- _EXERCISE GOAL_
Take the lines from the top down to and including the one with "const types = ['1', '2', '3'];" and repeat them exactly. Omit images.

* * * * * * * * *

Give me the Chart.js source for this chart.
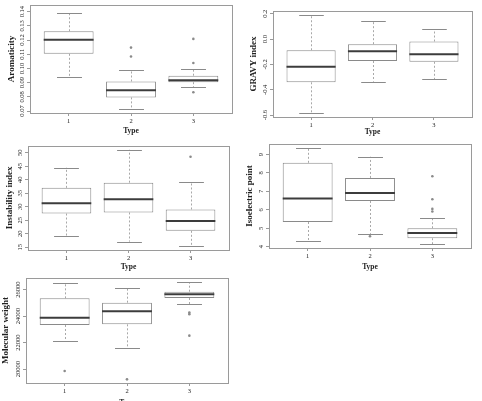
<!DOCTYPE html>
<html>
<head>
<meta charset="utf-8">
<script src="https://cdn.jsdelivr.net/npm/chart.js@4.4.1/dist/chart.umd.min.js"></script>
<style>
body { margin:0; background:#fff; width:482px; height:401px; overflow:hidden; position:relative; }
.panel { position:absolute; }
</style>
</head>
<body>
<div class="panel" style="left:0;top:0;width:240px;height:138px"><canvas id="c1"></canvas></div>
<div class="panel" style="left:240px;top:0;width:242px;height:138px"><canvas id="c2"></canvas></div>
<div class="panel" style="left:0;top:138px;width:240px;height:134px"><canvas id="c3"></canvas></div>
<div class="panel" style="left:240px;top:138px;width:242px;height:134px"><canvas id="c4"></canvas></div>
<div class="panel" style="left:0;top:272px;width:240px;height:138px"><canvas id="c5"></canvas></div>
<script>
const xPos = [1, 2, 3];
const types = ['1', '2', '3'];

// Aromaticity
const aroMin = [0.0939, 0.0711, 0.0867];
const aroQ1 = [0.1103, 0.0796, 0.0903];
const aroMed = [0.1203, 0.0847, 0.0917];
const aroQ3 = [0.1262, 0.0908, 0.0949];
const aroMax = [0.1388, 0.0988, 0.0998];
const aroOut = [[], [0.1084, 0.1147], [0.0832, 0.1038, 0.1208]];
const aroTicks = [0.07, 0.08, 0.09, 0.10, 0.11, 0.12, 0.13, 0.14];

// GRAVY index
const grMin = [-0.581, -0.336, -0.317];
const grQ1 = [-0.341, -0.173, -0.179];
const grMed = [-0.219, -0.096, -0.120];
const grQ3 = [-0.088, -0.040, -0.019];
const grMax = [0.192, 0.141, 0.077];
const grOut = [[], [], []];
const grTicks = [-0.6, -0.4, -0.2, 0.0, 0.2];

// Instability index
const insMin = [19.0, 17.1, 15.4];
const insQ1 = [27.5, 27.9, 21.1];
const insMed = [31.3, 32.8, 24.7];
const insQ3 = [37.0, 38.9, 29.0];
const insMax = [44.5, 51.1, 39.2];
const insOut = [[], [], [48.5]];
const insTicks = [15, 20, 25, 30, 35, 40, 45, 50];

// Isoelectric point
const piMin = [4.30, 4.70, 4.14];
const piQ1 = [5.34, 6.48, 4.46];
const piMed = [6.61, 6.91, 4.75];
const piQ3 = [8.55, 7.73, 5.00];
const piMax = [9.36, 8.88, 5.55];
const piOut = [[], [4.57], [5.91, 6.05, 6.57, 7.82]];
const piTicks = [4, 5, 6, 7, 8, 9];

// Molecular weight
const mwMin = [22146, 21567, 24892];
const mwQ1 = [23330, 23380, 25370];
const mwMed = [23884, 24363, 25647];
const mwQ3 = [25345, 25018, 25849];
const mwMax = [26480, 26151, 26579];
const mwOut = [[19849], [19219], [22524, 24150, 24270]];
const mwTicks = [20000, 22000, 24000, 26000];

const frameColor = '#9a9a9a';
const boxColor = '#8a8a8a';
const textColor = '#222';
const serif = 'Liberation Serif';

function boxPlugin(s)
{
	return {
		id: 'boxParts',
		afterDatasetsDraw(chart) {
			const ctx = chart.ctx;
			const ys = chart.scales.y;
			const bars = chart.getDatasetMeta(0).data;
			ctx.save();
			bars.forEach((bar, i) => {
				const cx = Math.round(bar.x) + 0.5;
				const half = bar.width / 2;
				const yMed = ys.getPixelForValue(s.med[i]);
				const yQ1 = ys.getPixelForValue(s.q1[i]);
				const yQ3 = ys.getPixelForValue(s.q3[i]);
				const yMin = ys.getPixelForValue(s.min[i]);
				const yMax = ys.getPixelForValue(s.max[i]);
				// whiskers
				ctx.strokeStyle = '#a8a8a8';
				ctx.lineWidth = 1;
				ctx.setLineDash([2, 2]);
				ctx.beginPath();
				ctx.moveTo(cx, yQ3); ctx.lineTo(cx, yMax);
				ctx.moveTo(cx, yQ1); ctx.lineTo(cx, yMin);
				ctx.stroke();
				ctx.setLineDash([]);
				// staples
				ctx.strokeStyle = boxColor;
				ctx.beginPath();
				ctx.moveTo(cx - half / 2, Math.round(yMax) + 0.5); ctx.lineTo(cx + half / 2, Math.round(yMax) + 0.5);
				ctx.moveTo(cx - half / 2, Math.round(yMin) + 0.5); ctx.lineTo(cx + half / 2, Math.round(yMin) + 0.5);
				ctx.stroke();
				// median
				ctx.strokeStyle = '#3c3c3c';
				ctx.lineWidth = 2;
				ctx.beginPath();
				ctx.moveTo(bar.x - half, yMed); ctx.lineTo(bar.x + half, yMed);
				ctx.stroke();
			});
			ctx.restore();
		},
		afterDraw(chart) {
			const ctx = chart.ctx;
			const a = chart.chartArea;
			const ys = chart.scales.y;
			ctx.save();
			ctx.strokeStyle = frameColor;
			ctx.lineWidth = 1;
			ctx.strokeRect(Math.round(a.left) + 0.5, Math.round(a.top) + 0.5, Math.round(a.right - a.left), Math.round(a.bottom - a.top));
			// y tick labels, parallel to the axis
			ctx.fillStyle = textColor;
			ctx.font = '6.5px "' + serif + '"';
			ctx.textAlign = 'center';
			ctx.textBaseline = 'middle';
			ys.ticks.forEach(t => {
				ctx.save();
				ctx.translate(a.left - 7.5, ys.getPixelForValue(t.value));
				ctx.rotate(-Math.PI / 2);
				ctx.fillText(s.fmt(t.value), 0, 0);
				ctx.restore();
			});
			ctx.restore();
		}
	};
}

function makePanel(id, s, lay)
{
	const outPts = [];
	s.out.forEach((list, i) => list.forEach(v => outPts.push({ x: xPos[i], y: v })));

	new Chart(document.getElementById(id), {
		type: 'bar',
		data: {
			datasets: [{
				data: xPos.map((x, i) => ({ x: x, y: [s.q1[i], s.q3[i]] })),
				backgroundColor: '#fff',
				borderColor: boxColor,
				borderWidth: 1,
				borderSkipped: false,
				categoryPercentage: 1,
				barPercentage: 0.8
			}, {
				type: 'scatter',
				data: outPts,
				pointRadius: 1.3,
				pointBackgroundColor: '#8a8a8a',
				pointBorderWidth: 0
			}]
		},
		options: {
			responsive: true,
			maintainAspectRatio: false,
			animation: false,
			devicePixelRatio: 1,
			layout: { padding: { top: lay.top, right: lay.right, left: 0, bottom: 0 } },
			plugins: { legend: { display: false }, tooltip: { enabled: false } },
			scales: {
				x: {
					type: 'linear',
					min: 0.38,
					max: 3.62,
					bounds: 'data',
					offset: false,
					afterBuildTicks: sc => { sc.ticks = xPos.map(v => ({ value: v })); },
					afterFit: sc => { sc.height = lay.xH; },
					ticks: {
						autoSkip: false,
						maxRotation: 0,
						padding: 1,
						color: textColor,
						font: { family: serif, size: 6.5 },
						callback: v => types[xPos.indexOf(v)]
					},
					grid: { offset: false, drawOnChartArea: false, tickLength: 3, color: frameColor },
					border: { display: false },
					title: {
						display: true,
						text: 'Type',
						color: textColor,
						font: { family: serif, size: 7.5, weight: 'bold' },
						padding: { top: 0, bottom: lay.typePad }
					}
				},
				y: {
					min: s.yMin,
					max: s.yMax,
					bounds: 'data',
					afterBuildTicks: sc => { sc.ticks = s.ticks.map(v => ({ value: v })); },
					afterFit: sc => { sc.width = lay.yW; },
					ticks: { display: false },
					grid: { drawOnChartArea: false, tickLength: 3, color: frameColor },
					border: { display: false },
					title: {
						display: true,
						text: s.title,
						color: textColor,
						font: { family: serif, size: 9, weight: 'bold' },
						padding: { top: lay.titlePad, bottom: 0 }
					}
				}
			}
		},
		plugins: [boxPlugin(s)]
	});
}

makePanel('c1', { min: aroMin, q1: aroQ1, med: aroMed, q3: aroQ3, max: aroMax, out: aroOut, ticks: aroTicks,
	fmt: v => v.toFixed(2), yMin: 0.0686, yMax: 0.1447, title: 'Aromaticity' },
	{ top: 5, right: 8, yW: 30, xH: 25, titlePad: 6.6, typePad: 2.5 });

makePanel('c2', { min: grMin, q1: grQ1, med: grMed, q3: grQ3, max: grMax, out: grOut, ticks: grTicks,
	fmt: v => v.toFixed(1), yMin: -0.615, yMax: 0.222, title: 'GRAVY index' },
	{ top: 11, right: 10, yW: 33, xH: 21, titlePad: 8.6, typePad: 1.5 });

makePanel('c3', { min: insMin, q1: insQ1, med: insMed, q3: insQ3, max: insMax, out: insOut, ticks: insTicks,
	fmt: v => String(v), yMin: 14.0, yMax: 52.6, title: 'Instability index' },
	{ top: 7.7, right: 11, yW: 28, xH: 22, titlePad: 4.6, typePad: 0.5 });

makePanel('c4', { min: piMin, q1: piQ1, med: piMed, q3: piQ3, max: piMax, out: piOut, ticks: piTicks,
	fmt: v => String(v), yMin: 3.93, yMax: 9.57, title: 'Isoelectric point' },
	{ top: 6, right: 11, yW: 29, xH: 24, titlePad: 4.6, typePad: 0.5 });

makePanel('c5', { min: mwMin, q1: mwQ1, med: mwMed, q3: mwQ3, max: mwMax, out: mwOut, ticks: mwTicks,
	fmt: v => String(v), yMin: 18941, yMax: 26885, title: 'Molecular weight' },
	{ top: 6, right: 12, yW: 26, xH: 27, titlePad: 0.6, typePad: 2.5 });
</script>
</body>
</html>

* * * * * * * * *

- _SOLUTION FOR THIS PROBLEM_
Give me the Chart.js source for this chart.
<!DOCTYPE html>
<html>
<head>
<meta charset="utf-8">
<script src="https://cdn.jsdelivr.net/npm/chart.js@4.4.1/dist/chart.umd.min.js"></script>
<style>
body { margin:0; background:#fff; width:482px; height:401px; overflow:hidden; position:relative; }
.panel { position:absolute; }
</style>
</head>
<body>
<div class="panel" style="left:0;top:0;width:240px;height:138px"><canvas id="c1"></canvas></div>
<div class="panel" style="left:240px;top:0;width:242px;height:138px"><canvas id="c2"></canvas></div>
<div class="panel" style="left:0;top:138px;width:240px;height:134px"><canvas id="c3"></canvas></div>
<div class="panel" style="left:240px;top:138px;width:242px;height:134px"><canvas id="c4"></canvas></div>
<div class="panel" style="left:0;top:272px;width:240px;height:138px"><canvas id="c5"></canvas></div>
<script>
const xPos = [1, 2, 3];
const types = ['1', '2', '3'];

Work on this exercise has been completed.